--- start ---
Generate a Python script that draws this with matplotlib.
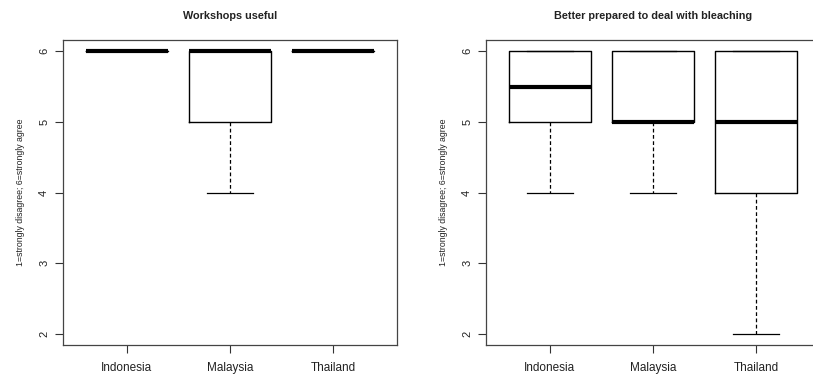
import matplotlib
matplotlib.use("Agg")
from matplotlib import pyplot as plt

plt.rcParams['font.family'] = ['Liberation Sans', 'DejaVu Sans']

COUNTRIES = ["Indonesia", "Malaysia", "Thailand"]
TITLES = ["Workshops useful", "Better prepared to deal with bleaching"]
YLABEL = "1=strongly disagree; 6=strongly agree"

# five-number summaries: (low whisker, q1, median, q3, high whisker)
USEFUL = [
    (6, 6, 6, 6, 6),
    (4, 5, 6, 6, 6),
    (6, 6, 6, 6, 6),
]
PREPARED = [
    (4, 5, 5.5, 6, 6),
    (4, 5, 5, 6, 6),
    (2, 4, 5, 6, 6),
]


def to_stats(rows, labels):
    stats = []
    for (lo, q1, med, q3, hi), lab in zip(rows, labels):
        stats.append(dict(whislo=lo, q1=q1, med=med, q3=q3, whishi=hi,
                          fliers=[], label=lab))
    return stats


W, H = 813, 376
fig = plt.figure(figsize=(W / 100, H / 100), dpi=100)

# axes boxes in pixels (left, top, right, bottom)
boxes = [(63, 40, 397, 345), (486, 40, 820, 345)]

for (l, t, r, b), title, rows in zip(boxes, TITLES, [USEFUL, PREPARED]):
    ax = fig.add_axes([l / W, 1 - b / H, (r - l) / W, (b - t) / H])
    ax.bxp(to_stats(rows, COUNTRIES), widths=0.8, showfliers=False,
           boxprops=dict(color="black", linewidth=1.0),
           medianprops=dict(color="black", linewidth=3.0, solid_capstyle="butt"),
           whiskerprops=dict(color="black", linewidth=0.9, linestyle=(0, (3, 2))),
           capprops=dict(color="black", linewidth=0.9),
           capwidths=0.45)
    ax.set_xlim(0.38, 3.62)
    ax.set_ylim(1.84, 6.16)
    ax.set_yticks([2, 3, 4, 5, 6])
    ax.set_yticklabels(["2", "3", "4", "5", "6"], rotation=90, va="center")
    ax.tick_params(axis="both", direction="out", length=6, width=0.8,
                   color="#333333", labelsize=8.5, labelcolor="#222222")
    ax.tick_params(axis="y", pad=4, labelsize=8)
    ax.tick_params(axis="x", pad=6)
    for s in ax.spines.values():
        s.set_color("#444444")
        s.set_linewidth(0.9)
    ax.set_ylabel(YLABEL, fontsize=6.3, color="#222222", labelpad=10)
    ax.set_title(title, fontsize=7.8, fontweight="bold", color="#222222", pad=15)

fig.savefig("out.png", dpi=100)
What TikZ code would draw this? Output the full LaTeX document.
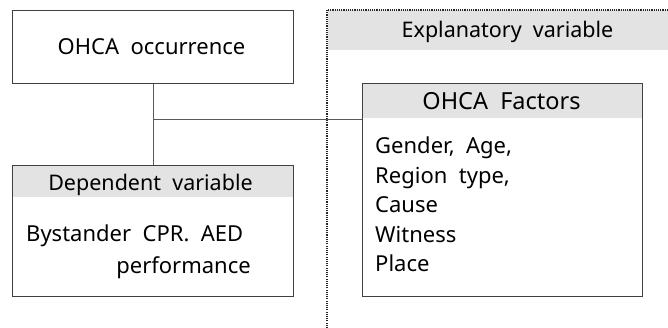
\documentclass[tikz,border=0pt]{standalone}
\usepackage{fontspec}
\setmainfont{Noto Sans}
\begin{document}
\begin{tikzpicture}[x=1pt,y=-1pt,
  box/.style={draw=black!75,line width=0.9pt},
  band/.style={fill=black!11,draw=none},
  txt/.style={font=\fontsize{22}{26}\selectfont,text=black,inner sep=0pt},
  head/.style={txt,font=\fontsize{21.5}{26}\selectfont},
  conn/.style={draw=black!65,line width=0.9pt},
  fence/.style={draw=black!85,line width=1.1pt,dash pattern=on 1.1pt off 1.1pt}]
\useasboundingbox (0,0) rectangle (668,328);
% explanatory variable region
\fill[black!11] (328,10) rectangle (668,50);
\draw[fence] (327,328) -- (327,10) -- (668,10);
\node[head,anchor=base] (expl) at (507.5,37.5) {Explanatory\ \ variable};
% top box
\node[box,minimum width=281pt,minimum height=73pt,anchor=north west,inner sep=0pt] (occ) at (12,10) {};
\node[txt,anchor=base] (occt) at (151.5,55) {OHCA\ \ occurrence};
% dependent variable box
\node[box,minimum width=281pt,minimum height=131pt,anchor=north west,inner sep=0pt] (dep) at (12,165) {};
\fill[band] ([xshift=0.5pt,yshift=-0.5pt]dep.north west) rectangle ([xshift=-0.5pt]dep.north east |- 0,197);
\draw[box] (dep.north west) rectangle (dep.south east);
\node[head,anchor=base] (dept) at (150.5,190.5) {Dependent\ \ variable};
\node[txt,anchor=base west] (dep1) at (26,241.5) {Bystander\ \ CPR.\ \ AED};
\node[txt,anchor=base east] (dep2) at (251,273) {performance};
% factors box
\node[box,minimum width=280pt,minimum height=213pt,anchor=north west,inner sep=0pt] (fac) at (362,83) {};
\fill[band] ([xshift=0.5pt,yshift=-0.5pt]fac.north west) rectangle ([xshift=-0.5pt]fac.north east |- 0,118);
\draw[box] (fac.north west) rectangle (fac.south east);
\node[txt,font=\fontsize{23.5}{26}\selectfont,anchor=base] (fact) at (501.5,109.5) {OHCA\ \ Factors};
\node[txt,anchor=base west] (f1) at (375,154) {Gender,\ \ Age,};
\node[txt,anchor=base west] (f2) at (375,183.5) {Region\ \ type,};
\node[txt,anchor=base west] (f3) at (375,213) {Cause};
\node[txt,anchor=base west] (f4) at (375,242.5) {Witness};
\node[txt,anchor=base west] (f5) at (375,272) {Place};
% connectors
\coordinate (j) at (occ.south |- 0,119);
\draw[conn] (occ.south) -- (dep.north);
\draw[conn] (j) -- (fac.west |- j);
\end{tikzpicture}
\end{document}
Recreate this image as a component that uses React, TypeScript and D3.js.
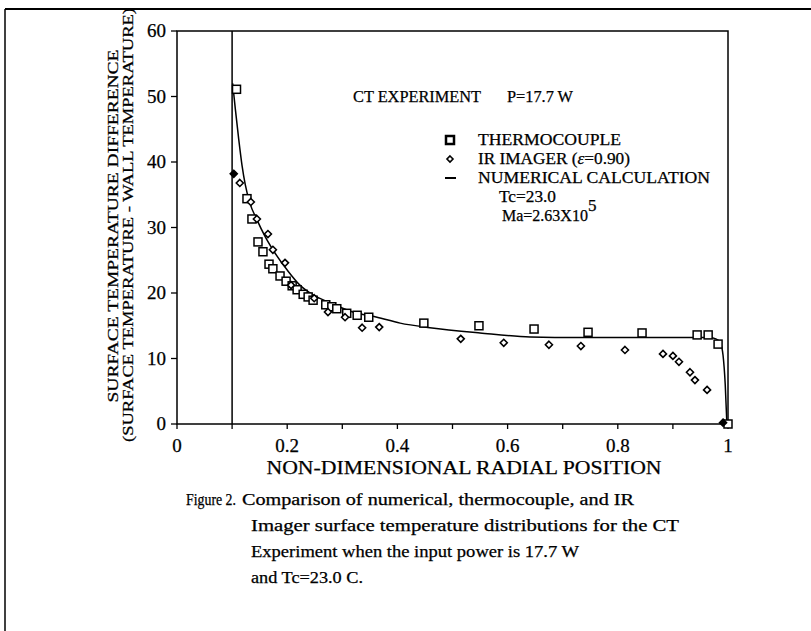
import React from 'react';
import * as d3 from 'd3';

// numerical calculation curve [position, temperature difference]
const numericalX = [0.101, 0.106, 0.112, 0.118, 0.124, 0.132, 0.145, 0.16, 0.174, 0.2, 0.223, 0.247, 0.278, 0.319, 0.363, 0.405, 0.459, 0.55, 0.641, 0.731, 0.85, 0.965, 0.978, 0.986, 0.991, 0.995, 0.998];
const numericalY = [52, 48, 43.5, 39.5, 36.5, 33.8, 31.2, 28.6, 26.6, 23.5, 21.2, 19.7, 18.5, 17.1, 16.3, 15.4, 14.7, 13.9, 13.3, 13.2, 13.2, 13.2, 13.0, 12.4, 10.5, 6, 0];

const thermoX = [0.108, 0.127, 0.136, 0.147, 0.156, 0.167, 0.174, 0.187, 0.198, 0.209, 0.218, 0.229, 0.238, 0.247, 0.27, 0.281, 0.29, 0.308, 0.327, 0.348, 0.448, 0.548, 0.648, 0.746, 0.844, 0.944, 0.964, 0.982, 1.0];
const thermoY = [51.1, 34.4, 31.3, 27.8, 26.3, 24.4, 23.7, 22.6, 21.8, 21.1, 20.5, 19.8, 19.4, 18.9, 18.2, 17.9, 17.6, 16.9, 16.6, 16.3, 15.4, 15.0, 14.5, 14.0, 13.9, 13.6, 13.6, 12.2, 0];

const irX = [0.103, 0.114, 0.134, 0.145, 0.165, 0.174, 0.196, 0.207, 0.249, 0.274, 0.305, 0.336, 0.367, 0.515, 0.593, 0.675, 0.733, 0.813, 0.882, 0.9, 0.911, 0.931, 0.94, 0.962, 0.991];
const irY = [38.2, 36.8, 33.9, 31.3, 29.0, 26.6, 24.6, 21.2, 19.2, 17.1, 16.3, 14.7, 14.8, 13.0, 12.4, 12.1, 11.9, 11.3, 10.7, 10.4, 9.5, 7.9, 6.7, 5.2, 0.2];

const xTicks = [0, 0.2, 0.4, 0.6, 0.8, 1];
const xMinor = [0, 0.1, 0.2, 0.3, 0.4, 0.5, 0.6, 0.7, 0.8, 0.9, 1];
const yTicks = [0, 10, 20, 30, 40, 50, 60];
const innerRadius = 0.1;

const captionLines = [
  'Imager surface temperature distributions for the CT',
  'Experiment when the input power is 17.7 W',
  'and Tc=23.0 C.',
];
const captionWidths = [428, 328, 112];

const serif = '"Liberation Serif", "DejaVu Serif", serif';

export default function App() {
  const x = d3.scaleLinear().domain([0, 1]).range([177, 728]);
  const y = d3.scaleLinear().domain([0, 60]).range([424, 31]);

  const curve = d3.line<number>()
    .x((_, i) => x(numericalX[i]))
    .y(d => y(d))
    .curve(d3.curveMonotoneX)(numericalY) || '';

  const diamond = (cx: number, cy: number, r: number) =>
    `M${cx},${cy - r}L${cx + r},${cy}L${cx},${cy + r}L${cx - r},${cy}Z`;

  const ink = { stroke: '#000', strokeWidth: 0.25 };

  return (
    <div style={{ position: 'fixed', left: 0, top: 0 }}>
      <svg width={811} height={631} style={{ display: 'block', background: '#fff' }} fontFamily={serif}>
        {/* figure frame */}
        <line x1={5} x2={811} y1={9} y2={9} stroke="#000" strokeWidth={2} />
        <line x1={5} x2={5} y1={9} y2={631} stroke="#000" strokeWidth={1.5} />

        {/* plot box */}
        <rect x={x(0)} y={y(60)} width={x(1) - x(0)} height={y(0) - y(60)} fill="none" stroke="#000" strokeWidth={1.5} />
        {xMinor.map(t => (
          <line key={t} x1={x(t)} x2={x(t)} y1={y(0)} y2={y(0) + 5} stroke="#000" strokeWidth={1.3} />
        ))}
        {yTicks.map(t => (
          <line key={t} x1={x(0) - 6} x2={x(0)} y1={y(t)} y2={y(t)} stroke="#000" strokeWidth={1.3} />
        ))}
        {xTicks.map(t => (
          <text key={t} x={x(t)} y={y(0) + 28} textAnchor="middle" fontSize={19} {...ink}>{t}</text>
        ))}
        {yTicks.map(t => (
          <text key={t} x={x(0) - 11} y={y(t) + 6} textAnchor="end" fontSize={19} {...ink}>{t}</text>
        ))}

        {/* inner wall */}
        <line x1={x(innerRadius)} x2={x(innerRadius)} y1={y(0)} y2={y(60)} stroke="#000" strokeWidth={1.5} />

        <path d={curve} fill="none" stroke="#000" strokeWidth={1.5} />

        {thermoX.map((v, i) => (
          <rect key={i} x={x(v) - 4} y={y(thermoY[i]) - 4} width={8} height={8} fill="#fff" stroke="#000" strokeWidth={1.5} />
        ))}
        {irX.map((v, i) => (
          <path key={i} d={diamond(x(v), y(irY[i]), 3.5)} fill={i === 0 || i === irX.length - 1 ? '#000' : '#fff'} stroke="#000" strokeWidth={1.6} />
        ))}

        {/* annotation and legend */}
        <text x={353} y={102} fontSize={17} textLength={128} lengthAdjust="spacingAndGlyphs" {...ink}>CT EXPERIMENT</text>
        <text x={507} y={102} fontSize={17} textLength={66} lengthAdjust="spacingAndGlyphs" {...ink}>P=17.7 W</text>

        <rect x={446} y={136} width={8} height={8} fill="#fff" stroke="#000" strokeWidth={2.5} />
        <path d={diamond(450, 159, 3)} fill="#fff" stroke="#000" strokeWidth={1.6} />
        <line x1={445} x2={456} y1={178} y2={178} stroke="#000" strokeWidth={2} />
        <text x={478} y={145} fontSize={16} textLength={143} lengthAdjust="spacingAndGlyphs" {...ink}>THERMOCOUPLE</text>
        <text x={478} y={164} fontSize={16} textLength={152} lengthAdjust="spacingAndGlyphs" {...ink}>IR IMAGER  (<tspan fontStyle="italic">ε</tspan>=0.90)</text>
        <text x={478} y={183} fontSize={16} textLength={232} lengthAdjust="spacingAndGlyphs" {...ink}>NUMERICAL CALCULATION</text>
        <text x={499} y={202} fontSize={16} textLength={57} lengthAdjust="spacingAndGlyphs" {...ink}>Tc=23.0</text>
        <text x={502} y={221} fontSize={16} {...ink}>Ma=2.63X10<tspan dy={-10} fontSize={17}>5</tspan></text>

        {/* axis titles */}
        <text x={464} y={474} textAnchor="middle" fontSize={19} textLength={395} lengthAdjust="spacingAndGlyphs" {...ink}>NON-DIMENSIONAL RADIAL POSITION</text>
        <text transform="translate(118,226) rotate(-90)" textAnchor="middle" fontSize={15} textLength={353} lengthAdjust="spacingAndGlyphs" {...ink}>SURFACE TEMPERATURE DIFFERENCE</text>
        <text transform="translate(133,225) rotate(-90)" textAnchor="middle" fontSize={15} textLength={434} lengthAdjust="spacingAndGlyphs" {...ink}>(SURFACE TEMPERATURE - WALL TEMPERATURE)</text>

        {/* caption */}
        <text x={186} y={505} fontSize={16} textLength={50} lengthAdjust="spacingAndGlyphs" {...ink}>Figure 2.</text>
        <text x={242} y={505} fontSize={16} textLength={392} lengthAdjust="spacingAndGlyphs" {...ink}>Comparison of numerical, thermocouple, and IR</text>
        {captionLines.map((s, i) => (
          <text key={i} x={251} y={531 + i * 26} fontSize={16} textLength={captionWidths[i]} lengthAdjust="spacingAndGlyphs" {...ink}>{s}</text>
        ))}
      </svg>
    </div>
  );
}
--- end ---
> [SHORT TASK]: Return exactly the lines from the one with "Recreate this image" to the one with "import * as d3 from 'd3';", inclusive, and nothing else; skip the pictures.

> [PROBLEM SOLUTION]:
Recreate this image as a component that uses React, TypeScript and D3.js.
import React from 'react';
import * as d3 from 'd3';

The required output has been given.